Purpose of the Feasibility Studies Course: To help business owners prepare and write a comprehensive feasibility study that will serve as a basis for creating a small business plan and marketing plan.
This is a self-paced course with step-by-step instructions on how to research, write, and present a feasibility study for small or large businesses.
Skill Level Required to Complete This Course: This is a beginning level course, assuming that you have little or no knowledge of starting a business.
It is also ideal for anyone who has never created a feasibility study, marketing plan, or business plan before, or who needs detailed instructions.

Technology Requirements

To complete this course you will need:

·         Internet access to conduct research about your industry;

·         Excel sheet to create financial information; and

·         Word processing software to type the final document.

How to Prepare and Write Small Business Feasibility Study Course Syllabus:-

Lesson 1 = What is a Feasibility Study?

This will teach you basic information about the nature and purpose of a feasibility study, how it differs from a marketing study, and why you should prepare a feasibility study before your business plan.

Definition of Feasibility Studies: A feasibility study looks at the viability of an idea with an emphasis on identifying potential problems and attempts to answer one main question: Will the idea work and should you proceed with it?

Before you begin writing your business plan you need to identify how, where, and to whom you intend to sell a service or product. You also need to assess your competition and figure out how much money you need to start your business and keep it running until it is established.

Feasibility studies address things like where and how the business will operate.
They provide in-depth details about the business to determine if and how it can succeed, and serve as a valuable tool for developing a winning business plan.
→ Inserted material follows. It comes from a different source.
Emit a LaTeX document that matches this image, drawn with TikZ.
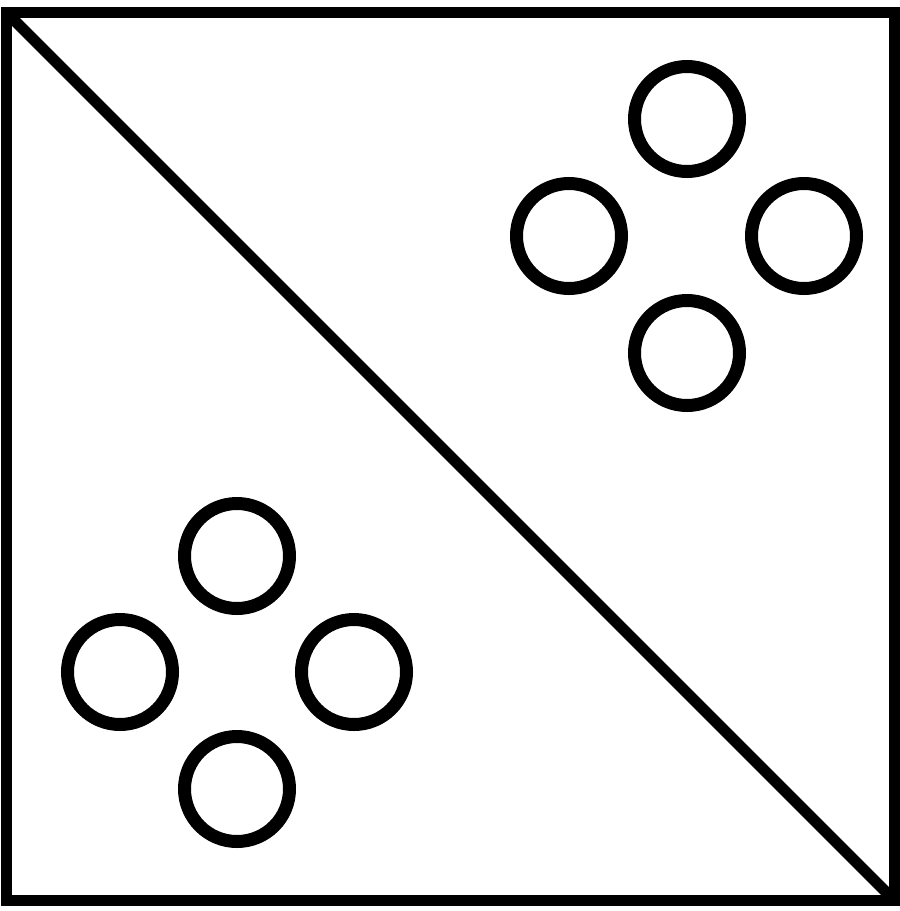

Why Are Feasibility Studies so Important?

The information you gather and present in your feasibility study will help you:

·         List in detail all the things you need to make the business work;

·         Identify logistical and other business-related problems and solutions;

·         Develop marketing strategies to convince a bank or investor that your business is worth considering as an investment; and

·         Serve as a solid foundation for developing your business plan.

Even if you have a great business idea you still have to find a cost-effective way to market and sell your products and services.
This is especially important for store-front retail businesses where location could make or break your business.

For example, most commercial space leases place restrictions on businesses that can have a dramatic impact on income.
A lease may limit business hours/days, parking spaces, restrict the product or service you can offer, and in some cases, even limit the number of customers a business can receive each day.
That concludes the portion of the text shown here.